En même temps, il tenait un petit café, où des prestidigitateurs
nomades venaient donner des séances, comme il se fait en province
et dans les quartiers excentriques de Paris. Nous,
nous tâchions de saisir les trucs des illusionnistes, et nous
les répétions entre nous pour nous amuser. Peu à
peu, la virtuosité vint; nos doigts se firent agiles et, à
onze ans, nous donnions notre première séance, à
une distribution de prix.
Les deux frères arrivent à Paris.
Ce fut dur. Il nous arriva une fois de nous trouver sans travail et
de passer la nuit sur un banc du square des Arts-et-Métiers,
en face de ce théâtre de la Gaîté que nous
devions diriger bien des années plus tard.
De music-hall en music-hall, ils prirent la salle des conférences
du boulevard des Capucines, puis Parisiana,
l'Olympia, les Folies-Bergère,
la Gaîté-Lyrique : et les voici à
l'Opéra-Comique où, avec leur distingué
collaborateur, M. Gheusi, ils vont « poursuivre
le bon combat ».
La vie ne nous a pas toujours été facile, concluent-ils,
et nous ne sommes pas arrivés par un chemin de fleurs.

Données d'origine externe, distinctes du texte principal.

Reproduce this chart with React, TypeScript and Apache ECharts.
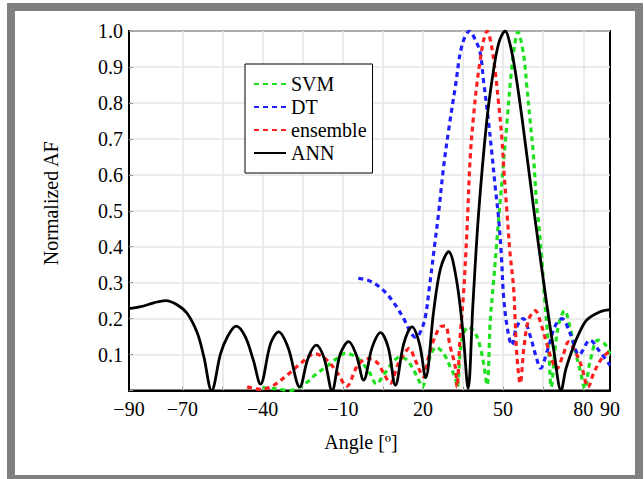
import React, { useEffect, useRef } from 'react';
import * as echarts from 'echarts';

const xLabelValues = [-90, -70, -40, -10, 20, 50, 80, 90];
const xGridValues = [-70, -55, -40, -25, -10, 5, 20, 35, 50, 65, 80];
const seriesNames = ['SVM', 'DT', 'ensemble', 'ANN'];

const svmPoints: [number, number][] = [
  [-40, 0.008], [-35, 0.005], [-30, 0.0], [-26, 0.01], [-23, 0.025], [-20.9, 0.04], [-15.9, 0.068],
  [-12, 0.09], [-9, 0.104], [-5.5, 0.095], [-3.4, 0.083], [0, 0.05], [2.6, 0.018], [5, 0.04],
  [6.6, 0.057], [9, 0.082], [11.5, 0.093], [14, 0.085], [16.5, 0.057], [18.4, 0.029], [19.8, 0.01],
  [22, 0.08], [25, 0.12], [27.7, 0.103], [30.2, 0.066], [32.1, 0.035], [32.8, 0.01], [34.5, 0.14],
  [37, 0.177], [39.6, 0.159], [41.4, 0.122], [42.7, 0.075], [44, 0.015], [45.2, 0.196], [46.4, 0.3],
  [48.3, 0.474], [50, 0.62], [51.5, 0.75], [53, 0.88], [54.3, 0.96], [55.5, 0.997], [57.6, 0.937],
  [58.9, 0.844], [60.1, 0.751], [61.3, 0.659], [62.6, 0.51], [63.2, 0.474], [64.5, 0.362], [65.7, 0.242],
  [67, 0.122], [68, 0.01], [69.5, 0.12], [71, 0.19], [73, 0.222], [75, 0.177], [76.9, 0.112],
  [78.8, 0.057], [80.6, 0.005], [82.5, 0.08], [85.5, 0.14], [88, 0.13], [90, 0.1],
];

const dtPoints: [number, number][] = [
  [-4.2, 0.312], [0, 0.305], [5, 0.28], [9, 0.245], [12.8, 0.2], [15.5, 0.16], [17.3, 0.148],
  [19.2, 0.165], [20.9, 0.205], [22.3, 0.28], [24.6, 0.418], [25.8, 0.49], [27.7, 0.62], [29.6, 0.724],
  [32.1, 0.844], [34.6, 0.96], [37.5, 1.0], [39.6, 0.975], [41.4, 0.94], [42.7, 0.86], [44.5, 0.75],
  [45.8, 0.66], [47, 0.57], [48.3, 0.48], [49.3, 0.38], [50.3, 0.25], [51.9, 0.16], [53.3, 0.126],
  [55, 0.175], [57.5, 0.2], [60, 0.155], [62.5, 0.09], [64, 0.062], [66.5, 0.11], [69.5, 0.18],
  [72, 0.2], [75, 0.16], [78.5, 0.1], [82.5, 0.14], [86, 0.11], [90, 0.07],
];

const ensemblePoints: [number, number][] = [
  [-45.8, 0.01], [-40.8, 0.003], [-35.8, 0.015], [-30.8, 0.043], [-25.8, 0.075], [-20.5, 0.102],
  [-16, 0.085], [-12.1, 0.05], [-8.5, 0.012], [-4.7, 0.066], [-0.9, 0.089], [2.8, 0.078], [5.5, 0.045],
  [7.8, 0.02], [10.5, 0.07], [12.8, 0.1], [14.8, 0.117], [17.1, 0.085], [19, 0.052], [20.2, 0.038],
  [22.3, 0.1], [24, 0.14], [26.5, 0.177], [28.3, 0.18], [30.2, 0.122], [32.1, 0.066], [32.7, 0.01],
  [33.9, 0.149], [35.2, 0.27], [36.5, 0.45], [37.7, 0.65], [38.9, 0.76], [40.2, 0.853], [41.4, 0.918],
  [42.7, 0.974], [44, 1.0], [45.5, 0.965], [47, 0.89], [48.3, 0.8], [49.5, 0.705], [50.3, 0.612],
  [51.4, 0.5], [52.6, 0.381], [53.9, 0.288], [54.5, 0.196], [55.1, 0.103], [56.4, 0.02], [57.8, 0.12],
  [59.5, 0.196], [62, 0.222], [64.5, 0.177], [66.3, 0.131], [68, 0.09], [70, 0.06], [72.5, 0.1],
  [74.5, 0.135], [77.6, 0.099], [79.4, 0.066], [81.8, 0.01], [84, 0.05], [87, 0.09], [90, 0.11],
];

const annPoints: [number, number][] = [
  [-90, 0.228], [-85.6, 0.233], [-80.7, 0.244], [-76.3, 0.25], [-71.9, 0.238], [-68.2, 0.214],
  [-64.4, 0.159], [-62, 0.094], [-59.1, 0.0], [-55.7, 0.103], [-53.2, 0.149], [-49.9, 0.179],
  [-46.5, 0.15], [-43.5, 0.085], [-40.8, 0.018], [-37, 0.131], [-34, 0.163], [-30.5, 0.12],
  [-26.1, 0.01], [-23, 0.09], [-19.9, 0.126], [-17, 0.09], [-14, 0.0], [-11, 0.1], [-7.8, 0.136],
  [-5, 0.1], [-2.2, 0.029], [1, 0.12], [4.1, 0.161], [7, 0.12], [9.7, 0.015], [12.8, 0.13],
  [15.9, 0.177], [18.7, 0.13], [21, 0.036], [24, 0.22], [26.6, 0.34], [29.6, 0.386], [32.5, 0.31],
  [35, 0.16], [36.9, 0.006], [38.7, 0.24], [40.8, 0.49], [43.9, 0.751], [46.4, 0.89], [48.5, 0.97],
  [50.8, 1.0], [52.7, 0.96], [54.5, 0.89], [57.2, 0.751], [62, 0.474], [66.3, 0.242], [69, 0.11],
  [71.7, 0.0], [73.5, 0.06], [76.3, 0.122], [78.5, 0.16], [81.3, 0.196], [86.3, 0.219], [90, 0.225],
];

const GREEN = '#1fe01f';
const BLUE = '#1f1fff';
const RED = '#ff1f1f';
const BLACK = '#000000';

export default function App() {
  const ref = useRef<HTMLDivElement>(null);
  useEffect(() => {
    if (!ref.current) return;
    const chart = echarts.init(ref.current, undefined, { renderer: 'svg' });
    const font = 'Liberation Serif';
    const serif = { fontFamily: font, fontSize: 20, color: '#000', fontWeight: 'normal' as const };
    const dashed = (color: string) => ({ color, width: 3.2, type: [5, 4] as number[] });
    const mk = (name: string, data: [number, number][], lineStyle: any) => ({
      name,
      type: 'line',
      data,
      symbol: 'none',
      showSymbol: false,
      smooth: 0.35,
      lineStyle,
      itemStyle: { color: lineStyle.color },
    });
    chart.setOption({
      animation: false,
      backgroundColor: '#ffffff',
      textStyle: { fontFamily: font },
      grid: {
        left: 129, top: 31, right: 34, bottom: 88.5,
        show: true, borderColor: '#000', borderWidth: 2,
        outerBoundsMode: 'none',
      },
      graphic: [
        {
          type: 'rect', silent: true,
          shape: { x: 11, y: 7, width: 628, height: 472 },
          style: { fill: 'none', stroke: '#808080', lineWidth: 8 },
        },
      ],
      legend: {
        orient: 'vertical', left: 245, top: 64,
        data: seriesNames,
        itemWidth: 32, itemHeight: 14, itemGap: 3,
        padding: [10, 6, 10, 8],
        backgroundColor: '#fff', borderColor: '#000', borderWidth: 1,
        itemStyle: { opacity: 0 },
        formatter: (name: string) => '{s|' + name + '}',
        textStyle: { ...serif, rich: { s: { ...serif } } },
      },
      xAxis: {
        type: 'value', min: -90, max: 90,
        axisLine: { show: true, onZero: false, lineStyle: { color: '#000', width: 2 } },
        axisTick: { show: true, inside: true, length: 4, customValues: xGridValues, lineStyle: { color: '#999', width: 1 } },
        axisLabel: {
          customValues: xLabelValues,
          formatter: (v: number) => '{s|' + (v < 0 ? '\u2212' + Math.abs(v) : String(v)) + '}',
          ...serif, margin: 8,
          rich: { s: { ...serif } },
        },
        splitLine: { show: true, lineStyle: { color: '#e4e4e4', width: 1.5 } },
        name: 'Angle [º]', nameLocation: 'middle', nameGap: 41,
        nameTextStyle: { ...serif, padding: [0, 17, 0, 0] },
      },
      yAxis: {
        type: 'value', min: 0, max: 1, interval: 0.1,
        axisLine: { show: true, onZero: false, lineStyle: { color: '#000', width: 2 } },
        axisTick: { show: true, inside: true, length: 4, lineStyle: { color: '#999', width: 1 } },
        axisLabel: {
          formatter: (v: number) => (v === 0 ? '' : '{s|' + v.toFixed(1) + '}'),
          ...serif, margin: 6,
          rich: { s: { ...serif } },
        },
        splitLine: { show: true, lineStyle: { color: '#e4e4e4', width: 1.5 } },
        name: 'Normalized AF', nameLocation: 'middle', nameGap: 68,
        nameTextStyle: { ...serif, padding: [0, 0, 0, 15] },
      },
      series: [
        mk('SVM', svmPoints, dashed(GREEN)),
        mk('DT', dtPoints, dashed(BLUE)),
        mk('ensemble', ensemblePoints, dashed(RED)),
        mk('ANN', annPoints, { color: BLACK, width: 2.8, type: 'solid' }),
      ],
    });
    return () => chart.dispose();
  }, []);
  return <div ref={ref} style={{ position: 'fixed', left: 0, top: 0, width: 644, height: 479 }} />;
}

Mais,
quand nous nous retournons pour jeter un regard un peu mélancolique
sur la route parcourue, il nous semble que ce n'est pas une trop vilaine
performance pour les fils d'un tailleur-cafetier
de Blida, les deux pauvres petits menuisiers sans abri,
qui dormaient, en s'appuyant l'un sur l'autre, dans le square des Arts-et-Métiers.